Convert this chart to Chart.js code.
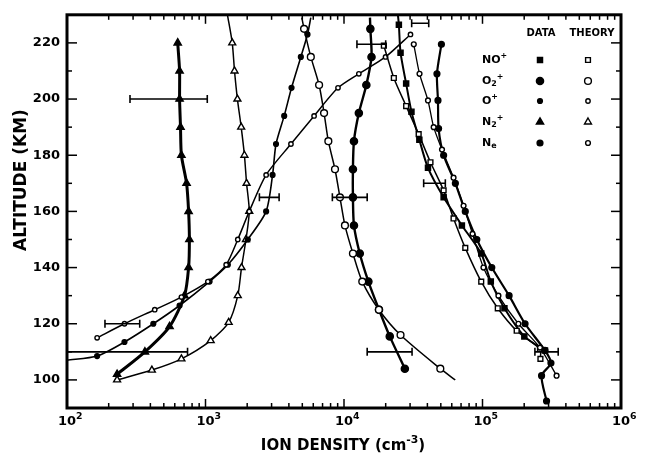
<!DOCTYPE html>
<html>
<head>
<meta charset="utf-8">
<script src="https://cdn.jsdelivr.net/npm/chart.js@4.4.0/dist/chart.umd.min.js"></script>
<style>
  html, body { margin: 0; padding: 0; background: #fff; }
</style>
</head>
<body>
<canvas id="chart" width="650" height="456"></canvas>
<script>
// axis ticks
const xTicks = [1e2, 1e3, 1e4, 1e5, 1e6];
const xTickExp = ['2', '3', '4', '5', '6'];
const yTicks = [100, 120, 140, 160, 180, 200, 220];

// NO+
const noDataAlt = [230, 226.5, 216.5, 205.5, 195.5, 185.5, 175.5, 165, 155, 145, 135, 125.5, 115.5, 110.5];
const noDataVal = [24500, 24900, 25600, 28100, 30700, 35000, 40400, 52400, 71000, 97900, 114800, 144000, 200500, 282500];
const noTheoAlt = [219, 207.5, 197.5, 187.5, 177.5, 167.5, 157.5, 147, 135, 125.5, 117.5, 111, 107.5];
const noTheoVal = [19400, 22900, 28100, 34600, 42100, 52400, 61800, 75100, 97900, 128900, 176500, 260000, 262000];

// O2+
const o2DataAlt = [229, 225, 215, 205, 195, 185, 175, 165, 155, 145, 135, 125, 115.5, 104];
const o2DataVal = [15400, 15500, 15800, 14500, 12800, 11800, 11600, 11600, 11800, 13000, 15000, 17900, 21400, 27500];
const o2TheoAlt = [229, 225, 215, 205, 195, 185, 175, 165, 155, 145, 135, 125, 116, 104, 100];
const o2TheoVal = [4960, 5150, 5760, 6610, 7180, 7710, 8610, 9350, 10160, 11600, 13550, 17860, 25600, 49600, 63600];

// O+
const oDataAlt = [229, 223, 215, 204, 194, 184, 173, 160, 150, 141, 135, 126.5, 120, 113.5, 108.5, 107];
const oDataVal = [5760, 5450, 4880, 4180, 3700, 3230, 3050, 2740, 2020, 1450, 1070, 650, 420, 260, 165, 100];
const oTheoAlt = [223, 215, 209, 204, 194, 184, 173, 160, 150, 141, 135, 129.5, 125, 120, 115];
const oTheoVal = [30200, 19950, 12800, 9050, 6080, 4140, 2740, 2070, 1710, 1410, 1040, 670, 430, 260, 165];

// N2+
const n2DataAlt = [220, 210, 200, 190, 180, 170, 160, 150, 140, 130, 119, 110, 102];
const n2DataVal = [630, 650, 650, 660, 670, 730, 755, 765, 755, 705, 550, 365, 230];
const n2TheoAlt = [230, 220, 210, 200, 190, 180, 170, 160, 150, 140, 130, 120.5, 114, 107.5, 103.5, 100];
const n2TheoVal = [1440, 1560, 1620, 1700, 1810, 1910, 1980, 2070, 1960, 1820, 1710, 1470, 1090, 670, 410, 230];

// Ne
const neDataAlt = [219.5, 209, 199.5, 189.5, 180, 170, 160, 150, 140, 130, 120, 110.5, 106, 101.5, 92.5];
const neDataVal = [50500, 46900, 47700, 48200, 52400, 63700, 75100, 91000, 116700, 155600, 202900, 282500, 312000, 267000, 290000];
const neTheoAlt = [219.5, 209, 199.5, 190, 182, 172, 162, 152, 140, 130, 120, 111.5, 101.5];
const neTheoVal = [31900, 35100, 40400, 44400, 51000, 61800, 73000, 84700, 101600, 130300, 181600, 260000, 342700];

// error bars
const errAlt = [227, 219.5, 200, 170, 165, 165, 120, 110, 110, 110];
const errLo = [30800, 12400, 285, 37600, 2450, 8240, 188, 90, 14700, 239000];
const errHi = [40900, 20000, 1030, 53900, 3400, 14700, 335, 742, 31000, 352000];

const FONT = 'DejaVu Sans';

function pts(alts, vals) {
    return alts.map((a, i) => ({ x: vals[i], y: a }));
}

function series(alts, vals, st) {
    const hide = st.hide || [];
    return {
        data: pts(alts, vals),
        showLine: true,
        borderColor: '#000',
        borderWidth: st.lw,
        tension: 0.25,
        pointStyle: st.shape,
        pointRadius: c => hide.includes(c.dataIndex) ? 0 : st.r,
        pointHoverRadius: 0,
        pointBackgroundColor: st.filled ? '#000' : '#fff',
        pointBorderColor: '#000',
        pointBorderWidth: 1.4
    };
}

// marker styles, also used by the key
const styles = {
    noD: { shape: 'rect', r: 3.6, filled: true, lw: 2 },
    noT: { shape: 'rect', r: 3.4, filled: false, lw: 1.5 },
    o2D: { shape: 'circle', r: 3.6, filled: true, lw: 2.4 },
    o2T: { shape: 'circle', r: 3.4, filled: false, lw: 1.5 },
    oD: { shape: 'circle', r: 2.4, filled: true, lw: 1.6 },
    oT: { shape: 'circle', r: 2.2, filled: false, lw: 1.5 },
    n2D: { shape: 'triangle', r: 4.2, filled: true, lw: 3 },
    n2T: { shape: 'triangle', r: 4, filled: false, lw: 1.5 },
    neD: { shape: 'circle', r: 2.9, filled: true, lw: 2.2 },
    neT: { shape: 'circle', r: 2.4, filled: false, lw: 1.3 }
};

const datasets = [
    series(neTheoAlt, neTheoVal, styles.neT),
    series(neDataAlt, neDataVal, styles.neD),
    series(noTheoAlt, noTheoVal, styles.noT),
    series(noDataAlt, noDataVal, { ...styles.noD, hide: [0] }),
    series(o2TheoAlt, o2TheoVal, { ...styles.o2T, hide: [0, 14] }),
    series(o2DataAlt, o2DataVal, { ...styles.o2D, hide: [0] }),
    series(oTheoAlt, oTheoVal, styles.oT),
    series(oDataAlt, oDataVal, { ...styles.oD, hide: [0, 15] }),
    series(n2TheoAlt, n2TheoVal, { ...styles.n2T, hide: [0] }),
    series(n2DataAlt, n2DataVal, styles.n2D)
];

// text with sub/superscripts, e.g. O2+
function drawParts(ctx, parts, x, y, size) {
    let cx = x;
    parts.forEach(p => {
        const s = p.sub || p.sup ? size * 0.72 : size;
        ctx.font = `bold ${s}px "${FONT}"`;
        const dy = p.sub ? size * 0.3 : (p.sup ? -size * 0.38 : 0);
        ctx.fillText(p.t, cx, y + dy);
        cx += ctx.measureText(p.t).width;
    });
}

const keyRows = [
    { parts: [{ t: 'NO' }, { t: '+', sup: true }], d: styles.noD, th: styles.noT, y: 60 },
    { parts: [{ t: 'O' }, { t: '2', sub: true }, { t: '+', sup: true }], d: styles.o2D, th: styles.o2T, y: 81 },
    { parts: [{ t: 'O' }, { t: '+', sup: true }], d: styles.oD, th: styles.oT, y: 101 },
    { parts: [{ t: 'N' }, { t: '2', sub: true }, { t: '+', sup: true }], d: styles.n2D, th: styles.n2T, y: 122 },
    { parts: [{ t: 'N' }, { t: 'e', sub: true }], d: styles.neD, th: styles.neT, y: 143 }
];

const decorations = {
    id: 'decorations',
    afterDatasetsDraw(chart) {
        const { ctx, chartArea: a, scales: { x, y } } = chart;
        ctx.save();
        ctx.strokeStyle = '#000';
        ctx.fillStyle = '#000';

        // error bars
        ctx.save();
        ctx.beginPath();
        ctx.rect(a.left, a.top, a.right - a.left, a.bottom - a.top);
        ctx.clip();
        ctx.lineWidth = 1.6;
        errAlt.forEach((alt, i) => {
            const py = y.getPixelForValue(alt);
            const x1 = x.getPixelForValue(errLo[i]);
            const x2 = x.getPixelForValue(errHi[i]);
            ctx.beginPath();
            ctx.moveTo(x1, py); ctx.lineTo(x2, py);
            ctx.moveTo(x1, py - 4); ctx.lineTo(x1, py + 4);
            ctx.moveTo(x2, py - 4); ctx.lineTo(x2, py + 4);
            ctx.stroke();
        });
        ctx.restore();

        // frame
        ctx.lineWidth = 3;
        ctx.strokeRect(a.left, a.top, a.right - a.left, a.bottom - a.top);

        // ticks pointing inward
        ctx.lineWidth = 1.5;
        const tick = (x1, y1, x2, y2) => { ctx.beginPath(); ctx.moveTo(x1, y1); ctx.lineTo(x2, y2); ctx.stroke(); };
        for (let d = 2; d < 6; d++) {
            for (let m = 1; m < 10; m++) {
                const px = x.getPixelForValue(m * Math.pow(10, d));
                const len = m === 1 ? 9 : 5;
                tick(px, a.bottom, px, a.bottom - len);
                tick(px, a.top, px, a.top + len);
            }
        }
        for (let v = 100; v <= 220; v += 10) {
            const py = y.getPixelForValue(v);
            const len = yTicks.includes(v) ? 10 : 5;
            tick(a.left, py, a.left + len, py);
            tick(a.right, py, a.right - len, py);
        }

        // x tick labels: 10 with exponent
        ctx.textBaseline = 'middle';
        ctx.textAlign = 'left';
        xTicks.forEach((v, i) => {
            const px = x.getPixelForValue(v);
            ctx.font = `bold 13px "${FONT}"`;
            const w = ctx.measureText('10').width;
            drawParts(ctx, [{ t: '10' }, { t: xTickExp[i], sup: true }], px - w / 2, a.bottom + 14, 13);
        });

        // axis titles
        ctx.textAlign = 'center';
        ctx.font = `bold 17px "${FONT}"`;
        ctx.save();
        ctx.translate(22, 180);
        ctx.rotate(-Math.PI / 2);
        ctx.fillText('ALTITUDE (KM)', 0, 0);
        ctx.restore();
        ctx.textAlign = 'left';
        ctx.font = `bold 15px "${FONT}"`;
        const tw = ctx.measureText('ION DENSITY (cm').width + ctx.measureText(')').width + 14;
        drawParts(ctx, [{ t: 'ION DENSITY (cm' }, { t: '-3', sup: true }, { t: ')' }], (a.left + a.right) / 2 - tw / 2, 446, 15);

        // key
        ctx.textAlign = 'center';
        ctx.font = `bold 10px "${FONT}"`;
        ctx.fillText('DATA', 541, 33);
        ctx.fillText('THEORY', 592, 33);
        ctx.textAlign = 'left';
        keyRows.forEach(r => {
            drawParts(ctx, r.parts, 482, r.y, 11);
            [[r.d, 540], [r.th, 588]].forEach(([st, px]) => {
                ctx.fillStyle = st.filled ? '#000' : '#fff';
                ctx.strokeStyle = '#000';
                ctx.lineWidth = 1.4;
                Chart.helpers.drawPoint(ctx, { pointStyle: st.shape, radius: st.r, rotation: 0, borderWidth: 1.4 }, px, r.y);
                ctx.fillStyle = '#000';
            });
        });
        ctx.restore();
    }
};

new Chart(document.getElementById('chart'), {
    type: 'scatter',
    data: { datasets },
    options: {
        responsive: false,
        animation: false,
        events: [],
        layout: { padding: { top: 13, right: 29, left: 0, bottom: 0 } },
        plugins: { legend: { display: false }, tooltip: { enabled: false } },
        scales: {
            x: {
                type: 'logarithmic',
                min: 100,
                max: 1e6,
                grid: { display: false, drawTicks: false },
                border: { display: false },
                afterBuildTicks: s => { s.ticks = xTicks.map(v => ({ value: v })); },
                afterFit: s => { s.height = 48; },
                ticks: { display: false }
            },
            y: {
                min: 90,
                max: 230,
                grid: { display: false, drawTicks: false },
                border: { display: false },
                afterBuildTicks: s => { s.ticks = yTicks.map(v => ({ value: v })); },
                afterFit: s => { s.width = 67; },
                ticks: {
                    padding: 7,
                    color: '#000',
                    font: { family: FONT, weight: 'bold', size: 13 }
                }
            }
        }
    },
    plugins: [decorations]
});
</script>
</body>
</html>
^^^^^^^^^^^^^^^^
Written exercise
Only the lines from the top of the data through the line with "670, 410, 230];" should be quoted, exactly and with both ends kept; skip the pictures.

Response to the exercise
Convert this chart to Chart.js code.
<!DOCTYPE html>
<html>
<head>
<meta charset="utf-8">
<script src="https://cdn.jsdelivr.net/npm/chart.js@4.4.0/dist/chart.umd.min.js"></script>
<style>
  html, body { margin: 0; padding: 0; background: #fff; }
</style>
</head>
<body>
<canvas id="chart" width="650" height="456"></canvas>
<script>
// axis ticks
const xTicks = [1e2, 1e3, 1e4, 1e5, 1e6];
const xTickExp = ['2', '3', '4', '5', '6'];
const yTicks = [100, 120, 140, 160, 180, 200, 220];

// NO+
const noDataAlt = [230, 226.5, 216.5, 205.5, 195.5, 185.5, 175.5, 165, 155, 145, 135, 125.5, 115.5, 110.5];
const noDataVal = [24500, 24900, 25600, 28100, 30700, 35000, 40400, 52400, 71000, 97900, 114800, 144000, 200500, 282500];
const noTheoAlt = [219, 207.5, 197.5, 187.5, 177.5, 167.5, 157.5, 147, 135, 125.5, 117.5, 111, 107.5];
const noTheoVal = [19400, 22900, 28100, 34600, 42100, 52400, 61800, 75100, 97900, 128900, 176500, 260000, 262000];

// O2+
const o2DataAlt = [229, 225, 215, 205, 195, 185, 175, 165, 155, 145, 135, 125, 115.5, 104];
const o2DataVal = [15400, 15500, 15800, 14500, 12800, 11800, 11600, 11600, 11800, 13000, 15000, 17900, 21400, 27500];
const o2TheoAlt = [229, 225, 215, 205, 195, 185, 175, 165, 155, 145, 135, 125, 116, 104, 100];
const o2TheoVal = [4960, 5150, 5760, 6610, 7180, 7710, 8610, 9350, 10160, 11600, 13550, 17860, 25600, 49600, 63600];

// O+
const oDataAlt = [229, 223, 215, 204, 194, 184, 173, 160, 150, 141, 135, 126.5, 120, 113.5, 108.5, 107];
const oDataVal = [5760, 5450, 4880, 4180, 3700, 3230, 3050, 2740, 2020, 1450, 1070, 650, 420, 260, 165, 100];
const oTheoAlt = [223, 215, 209, 204, 194, 184, 173, 160, 150, 141, 135, 129.5, 125, 120, 115];
const oTheoVal = [30200, 19950, 12800, 9050, 6080, 4140, 2740, 2070, 1710, 1410, 1040, 670, 430, 260, 165];

// N2+
const n2DataAlt = [220, 210, 200, 190, 180, 170, 160, 150, 140, 130, 119, 110, 102];
const n2DataVal = [630, 650, 650, 660, 670, 730, 755, 765, 755, 705, 550, 365, 230];
const n2TheoAlt = [230, 220, 210, 200, 190, 180, 170, 160, 150, 140, 130, 120.5, 114, 107.5, 103.5, 100];
const n2TheoVal = [1440, 1560, 1620, 1700, 1810, 1910, 1980, 2070, 1960, 1820, 1710, 1470, 1090, 670, 410, 230];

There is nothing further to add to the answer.